Should I be so pleased and pampered when I'm not pulling my own weight?

Lately, Seanie's been feeling down because work is so stressful.  There's an unsettled feeling that pervades his interactions with his teammates because there's been a lot of turmoil and turnover in the last few months.  I think that my absence made every change a little more difficult to absorb and added to his stress, which makes me feel a bit guilty because I was off having fun in a museum instead of standing by my man.  I mean, if it weren't for his steady paycheck I wouldn't have been able to accept the offer from Anasazi, and I'd probably be slaving away at a full-time job doing paperwork or back in retail.

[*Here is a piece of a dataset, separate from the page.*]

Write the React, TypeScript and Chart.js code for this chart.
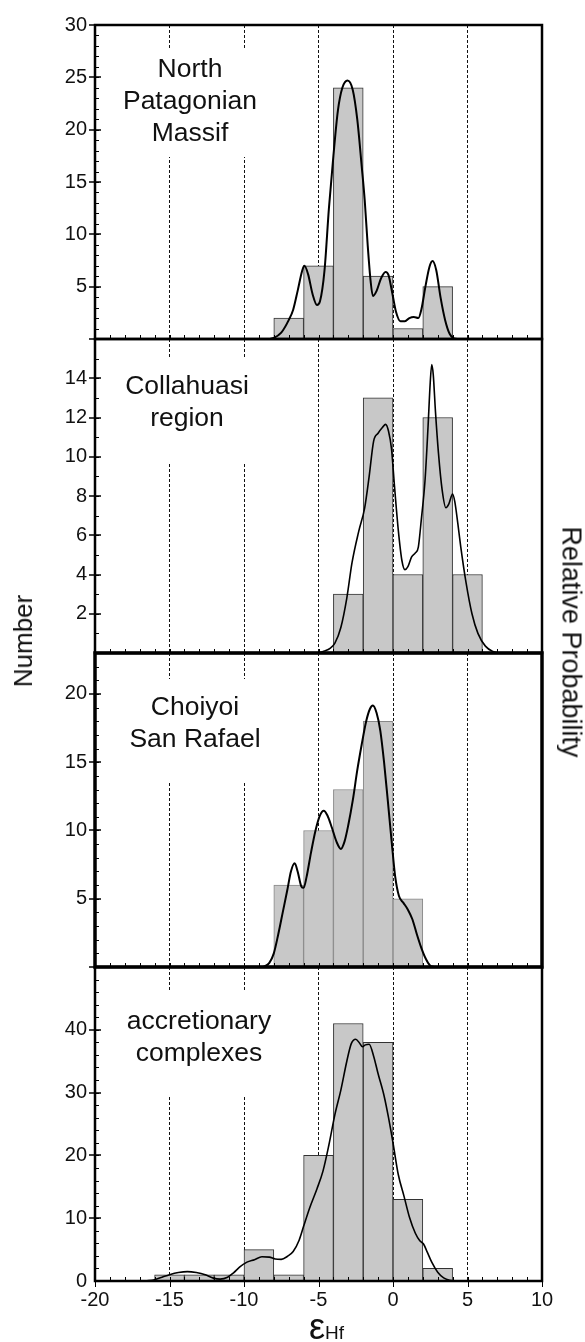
import React, { useEffect, useRef } from "react";
import { Chart, registerables } from "chart.js";

Chart.register(...registerables);

const FONT = '"Liberation Sans", Arial, Helvetica, sans-serif';

// ---------- shared x axis (epsilon Hf) ----------
const X_MIN = -20;
const X_MAX = 10;
const X_STEP = 5;
const X_GRID = [-15, -10, -5, 0, 5];

// ---------- Panel 1: North Patagonian Massif ----------
const npLabel = ["North", "Patagonian", "Massif"];
const npBinCenters = [-7, -5, -3, -1, 1, 3];
const npCounts = [2, 7, 24, 6, 1, 5];
const npYTicks = [5, 10, 15, 20, 25, 30];
const npCurveX = [-8.3, -8.0, -7.5, -7.0, -6.7, -6.4, -6.1, -5.95, -5.7, -5.4, -5.1, -4.9, -4.6, -4.3, -4.0, -3.7, -3.4, -3.05, -2.7, -2.4, -2.1, -1.9, -1.7, -1.5, -1.35, -1.1, -0.8, -0.5, -0.3, -0.05, 0.2, 0.5, 0.8, 1.1, 1.4, 1.7, 1.9, 2.2, 2.45, 2.65, 2.9, 3.2, 3.5, 3.8, 4.1, 4.4];
const npCurveY = [0, 0.1, 0.6, 1.8, 2.8, 4.6, 6.5, 7.0, 6.2, 4.3, 3.25, 3.6, 6.5, 12.5, 17.5, 21.8, 24.0, 24.7, 23.8, 21, 16.5, 13.3, 9, 5.5, 4.1, 4.6, 5.8, 6.4, 6.1, 4.4, 2.6, 1.7, 1.7, 2.0, 2.1, 2.0, 2.8, 5.2, 6.9, 7.45, 6.6, 3.9, 1.8, 0.5, 0.05, 0];

// ---------- Panel 2: Collahuasi region ----------
const coLabel = ["Collahuasi", "region"];
const coBinCenters = [-3, -1, 1, 3, 5];
const coCounts = [3, 13, 4, 12, 4];
const coYTicks = [2, 4, 6, 8, 10, 12, 14];
const coCurveX = [-5.1, -4.6, -4.2, -3.9, -3.5, -3.1, -2.75, -2.3, -1.9, -1.6, -1.3, -1.0, -0.7, -0.5, -0.3, -0.1, 0.1, 0.35, 0.6, 0.8, 1.0, 1.25, 1.5, 1.7, 1.9, 2.15, 2.35, 2.5, 2.6, 2.7, 2.85, 3.05, 3.3, 3.55, 3.75, 4.0, 4.15, 4.35, 4.55, 4.9, 5.3, 5.7, 6.2, 6.7, 7.1];
const coCurveY = [0, 0.1, 0.25, 0.5, 1.3, 2.8, 4.6, 6.2, 7.4, 9.0, 10.8, 11.2, 11.5, 11.65, 11.3, 10.4, 8.5, 6.3, 4.7, 4.25, 4.4, 4.9, 5.1, 5.4, 6.8, 8.8, 11.5, 13.8, 14.7, 14.2, 12.3, 10.2, 8.3, 7.4, 7.6, 8.1, 7.7, 6.6, 5.4, 3.6, 2.0, 1.0, 0.35, 0.08, 0];

// ---------- Panel 3: Choiyoi San Rafael ----------
const chLabel = ["Choiyoi", "San Rafael"];
const chBinCenters = [-7, -5, -3, -1, 1];
const chCounts = [6, 10, 13, 18, 5];
const chYTicks = [5, 10, 15, 20];
const chCurveX = [-8.7, -8.3, -8.0, -7.7, -7.4, -7.1, -6.85, -6.6, -6.4, -6.15, -6.0, -5.8, -5.5, -5.2, -4.9, -4.65, -4.4, -4.1, -3.8, -3.5, -3.25, -3.0, -2.7, -2.4, -2.1, -1.8, -1.55, -1.35, -1.1, -0.85, -0.6, -0.35, -0.1, 0.15, 0.4, 0.7, 1.0, 1.3, 1.6, 1.9, 2.2, 2.5, 2.8];
const chCurveY = [0, 0.3, 1.0, 2.4, 4.0, 5.6, 7.0, 7.6, 7.0, 5.9, 5.8, 6.6, 8.4, 10.0, 11.1, 11.45, 11.1, 10.2, 9.2, 8.65, 9.2, 10.4, 12.2, 14.4, 16.3, 18.0, 18.9, 19.15, 18.6, 17.3, 15.0, 12.2, 9.3, 6.6, 5.2, 4.7, 4.2, 3.5, 2.4, 1.4, 0.6, 0.1, 0];

// ---------- Panel 4: accretionary complexes ----------
const acLabel = ["accretionary", "complexes"];
const acBinCenters = [-15, -13, -11, -9, -7, -5, -3, -1, 1, 3];
const acCounts = [1, 1, 1, 5, 1, 20, 41, 38, 13, 2];
const acYTicks = [0, 10, 20, 30, 40];
const acCurveX = [-16.6, -16.0, -15.5, -15.0, -14.4, -13.8, -13.2, -12.6, -12.1, -11.6, -11.1, -10.7, -10.3, -9.8, -9.3, -8.8, -8.3, -7.9, -7.5, -7.1, -6.7, -6.3, -6.0, -5.6, -5.1, -4.7, -4.3, -3.9, -3.5, -3.1, -2.8, -2.5, -2.25, -2.05, -1.85, -1.6, -1.3, -1.0, -0.6, -0.3, 0.0, 0.35, 0.75, 1.1, 1.5, 1.8, 2.05, 2.3, 2.6, 3.0, 3.4, 3.8, 4.2];
const acCurveY = [0, 0.2, 0.6, 1.0, 1.35, 1.5, 1.35, 1.0, 0.5, 0.3, 0.6, 1.3, 2.2, 3.0, 3.4, 3.85, 3.8, 3.5, 3.45, 3.9, 4.7, 6.5, 8.7, 11.6, 14.7, 17.5, 21.7, 26.5, 30.4, 35.0, 37.8, 38.5, 37.9, 37.3, 37.6, 37.7, 35.8, 33.0, 29.5, 26.0, 22.0, 17.0, 13.4, 10.2, 7.6, 6.4, 5.9, 4.6, 3.0, 1.4, 0.5, 0.1, 0];

// ---------- layout (pixel geometry of the four stacked plot areas) ----------
const PAD = 30;
const PLOT_H = 314;

type PanelProps = {
  top: number;
  height: number;
  padTop: number;
  padBottom: number;
  xAxisHeight: number;
  showX: boolean;
  yMax: number;
  yMajor: number;
  yMinor: number;
  yLabels: number[];
  bins: number[];
  counts: number[];
  curveX: number[];
  curveY: number[];
  barBorder: string;
  frameWidth: number;
  curveWidth: number;
};

function Panel(p: PanelProps) {
  const ref = useRef<HTMLCanvasElement | null>(null);
  useEffect(() => {
    if (!ref.current) return;
    const ticksPlugin = {
      id: "panelTicks",
      afterDraw(chart: any) {
        const { ctx, chartArea: a, scales } = chart;
        const xs = scales.x;
        const ys = scales.y;
        ctx.save();
        ctx.strokeStyle = "#000";
        ctx.lineWidth = 1;
        ctx.beginPath();
        // minor x ticks (inside, upward)
        for (let v = X_MIN + 1; v < X_MAX; v += 1) {
          const px = Math.round(xs.getPixelForValue(v)) + 0.5;
          ctx.moveTo(px, a.bottom);
          ctx.lineTo(px, a.bottom - 4);
        }
        // major x ticks outside on the bottom panel
        if (p.showX) {
          for (let v = X_MIN; v <= X_MAX; v += X_STEP) {
            const px = Math.round(xs.getPixelForValue(v)) + 0.5;
            ctx.moveTo(px, a.bottom);
            ctx.lineTo(px, a.bottom + 6);
          }
        }
        // minor y ticks (inside)
        for (let v = p.yMinor; v < p.yMax; v += p.yMinor) {
          const py = Math.round(ys.getPixelForValue(v)) + 0.5;
          ctx.moveTo(a.left, py);
          ctx.lineTo(a.left + 4, py);
        }
        ctx.stroke();
        // major y ticks (crossing the axis)
        ctx.lineWidth = 1.5;
        ctx.beginPath();
        for (let v = p.yMajor; v <= p.yMax; v += p.yMajor) {
          const py = Math.round(ys.getPixelForValue(v));
          ctx.moveTo(a.left - 6, py);
          ctx.lineTo(a.left + 6, py);
        }
        ctx.stroke();
        // frame
        ctx.lineWidth = p.frameWidth;
        ctx.strokeRect(a.left, a.top, a.right - a.left, a.bottom - a.top);
        ctx.restore();
      },
    };

    const chart = new Chart(ref.current, {
      type: "bar",
      data: {
        datasets: [
          {
            type: "line",
            data: p.curveX.map((x, i) => ({ x, y: p.curveY[i] })),
            borderColor: "#000",
            borderWidth: p.curveWidth,
            pointRadius: 0,
            fill: false,
            tension: 0.4,
            cubicInterpolationMode: "monotone",
            order: 0,
          } as any,
          {
            type: "bar",
            data: p.bins.map((x, i) => ({ x, y: p.counts[i] })),
            backgroundColor: "#c8c8c8",
            borderColor: p.barBorder,
            borderWidth: 1,
            borderSkipped: false,
            barPercentage: 1,
            categoryPercentage: 1,
            order: 1,
          } as any,
        ],
      },
      options: {
        responsive: false,
        animation: false,
        events: [],
        layout: { padding: { left: 0, right: 43, top: p.padTop, bottom: p.padBottom } },
        plugins: { legend: { display: false }, tooltip: { enabled: false }, title: { display: false } },
        scales: {
          x: {
            type: "linear",
            min: X_MIN,
            max: X_MAX,
            offset: false,
            z: 1,
            grid: {
              display: true,
              drawOnChartArea: true,
              drawTicks: false,
              offset: false,
              lineWidth: 1,
              color: (ctx: any) =>
                ctx.tick && X_GRID.includes(ctx.tick.value) ? "#111" : "rgba(0,0,0,0)",
            },
            border: { display: false, dash: [3, 2] },
            ticks: {
              display: p.showX,
              stepSize: X_STEP,
              autoSkip: false,
              maxRotation: 0,
              padding: 7,
              color: "#111",
              font: { family: FONT, size: 20 },
            },
            afterFit: (s: any) => {
              s.height = p.xAxisHeight;
            },
          },
          y: {
            type: "linear",
            min: 0,
            max: p.yMax,
            grid: { display: false, drawTicks: false },
            border: { display: false },
            ticks: {
              stepSize: p.yMajor,
              autoSkip: false,
              padding: 8,
              color: "#111",
              font: { family: FONT, size: 20 },
              callback: (v: any) => (p.yLabels.includes(Number(v)) ? String(v) : ""),
            },
            afterFit: (s: any) => {
              s.width = 95;
            },
          },
        },
      } as any,
      plugins: [ticksPlugin],
    });
    return () => chart.destroy();
  }, []);
  return (
    <canvas
      ref={ref}
      width={585}
      height={p.height}
      style={{ position: "absolute", left: 0, top: p.top, width: 585, height: p.height }}
    />
  );
}

function PanelLabel(props: { lines: string[]; boxTop: number; boxHeight: number; boxLeft: number; boxWidth: number; textTop: number; cx: number }) {
  return (
    <>
      <div
        style={{
          position: "absolute",
          left: props.boxLeft,
          top: props.boxTop,
          width: props.boxWidth,
          height: props.boxHeight,
          background: "#fff",
        }}
      />
      <div
        style={{
          position: "absolute",
          left: props.cx - 110,
          width: 220,
          top: props.textTop,
          textAlign: "center",
          fontFamily: FONT,
          fontSize: 26.5,
          lineHeight: "32px",
          color: "#111",
        }}
      >
        {props.lines.map((l, i) => (
          <div key={i}>{l}</div>
        ))}
      </div>
    </>
  );
}

const PANEL_TOPS = [25, 339, 653, 967];

export default function App() {
  return (
    <div
      style={{
        position: "absolute",
        left: 0,
        top: 0,
        width: 585,
        height: 1342,
        overflow: "hidden",
        background: "#fff",
      }}
    >
      <Panel top={PANEL_TOPS[0] - PAD} height={PLOT_H + 2 * PAD} padTop={PAD} padBottom={PAD} xAxisHeight={0} showX={false}
        yMax={30} yMajor={5} yMinor={1} yLabels={npYTicks} bins={npBinCenters} counts={npCounts}
        curveX={npCurveX} curveY={npCurveY} barBorder="#333" frameWidth={2.5} curveWidth={2} />
      <Panel top={PANEL_TOPS[1] - PAD} height={PLOT_H + 2 * PAD} padTop={PAD} padBottom={PAD} xAxisHeight={0} showX={false}
        yMax={16} yMajor={2} yMinor={1} yLabels={coYTicks} bins={coBinCenters} counts={coCounts}
        curveX={coCurveX} curveY={coCurveY} barBorder="#333" frameWidth={2.5} curveWidth={1.6} />
      <Panel top={PANEL_TOPS[2] - PAD} height={PLOT_H + 2 * PAD} padTop={PAD} padBottom={PAD} xAxisHeight={0} showX={false}
        yMax={23} yMajor={5} yMinor={1} yLabels={chYTicks} bins={chBinCenters} counts={chCounts}
        curveX={chCurveX} curveY={chCurveY} barBorder="#888" frameWidth={3.5} curveWidth={2} />
      <Panel top={PANEL_TOPS[3] - PAD} height={1342 - (PANEL_TOPS[3] - PAD)} padTop={PAD} padBottom={0} xAxisHeight={61} showX={true}
        yMax={50} yMajor={10} yMinor={2} yLabels={acYTicks} bins={acBinCenters} counts={acCounts}
        curveX={acCurveX} curveY={acCurveY} barBorder="#333" frameWidth={2.5} curveWidth={1.6} />

      <PanelLabel lines={npLabel} boxLeft={110} boxWidth={156} boxTop={48} boxHeight={109} textTop={52} cx={190} />
      <PanelLabel lines={coLabel} boxLeft={110} boxWidth={156} boxTop={359} boxHeight={103} textTop={369} cx={187} />
      <PanelLabel lines={chLabel} boxLeft={110} boxWidth={160} boxTop={679} boxHeight={104} textTop={690} cx={195} />
      <PanelLabel lines={acLabel} boxLeft={115} boxWidth={165} boxTop={992} boxHeight={105} textTop={1004} cx={199} />

      <div
        style={{
          position: "absolute",
          left: 23,
          top: 641,
          transform: "translate(-50%, -50%) rotate(-90deg)",
          whiteSpace: "nowrap",
          fontFamily: FONT,
          fontSize: 26,
          lineHeight: "26px",
          color: "#111",
        }}
      >
        Number
      </div>
      <div
        style={{
          position: "absolute",
          left: 571,
          top: 642,
          transform: "translate(-50%, -50%) rotate(90deg)",
          whiteSpace: "nowrap",
          fontFamily: FONT,
          fontSize: 27,
          lineHeight: "27px",
          color: "#111",
        }}
      >
        Relative Probability
      </div>
      <div
        style={{
          position: "absolute",
          left: 309,
          top: 1309,
          whiteSpace: "nowrap",
          fontFamily: FONT,
          fontSize: 36,
          lineHeight: "36px",
          color: "#111",
        }}
      >
        <span>ε</span>
        <span style={{ fontSize: 19 }}>Hf</span>
      </div>
    </div>
  );
}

Even now, the fact that I'm not desperately scrambling for a new job, willing to take anything to survive, is all due to Seanie's work ethic and dedication to provide for us.  So  I feel rather guilty that I'm pretty content and happy with life.  I do feel a bit untethered, because I haven't figured out how I'm going to fill my days just yet, but I'm not stressed and I can afford to apply only for museum jobs and/or jobs that I'm genuinely interested in.  Once I build up my fun money fund, I can sign up for some art classes again - I'm very interested in pursuing ceramics, and I've got sidetracked from it twice this year.  I can also start painting again, maybe even bust out the sewing machine...  Work a little at RHA, work a little at home, life is just so pleasant and nice.

I should probably stop being a flighty little housewife and find an income source so that Seanie can have the luxury of leaving his job if he wants.  Not that he has any idea what he wants to do if he were to leave his current position, but it only seems fair that he should have the opportunity I'm having right now.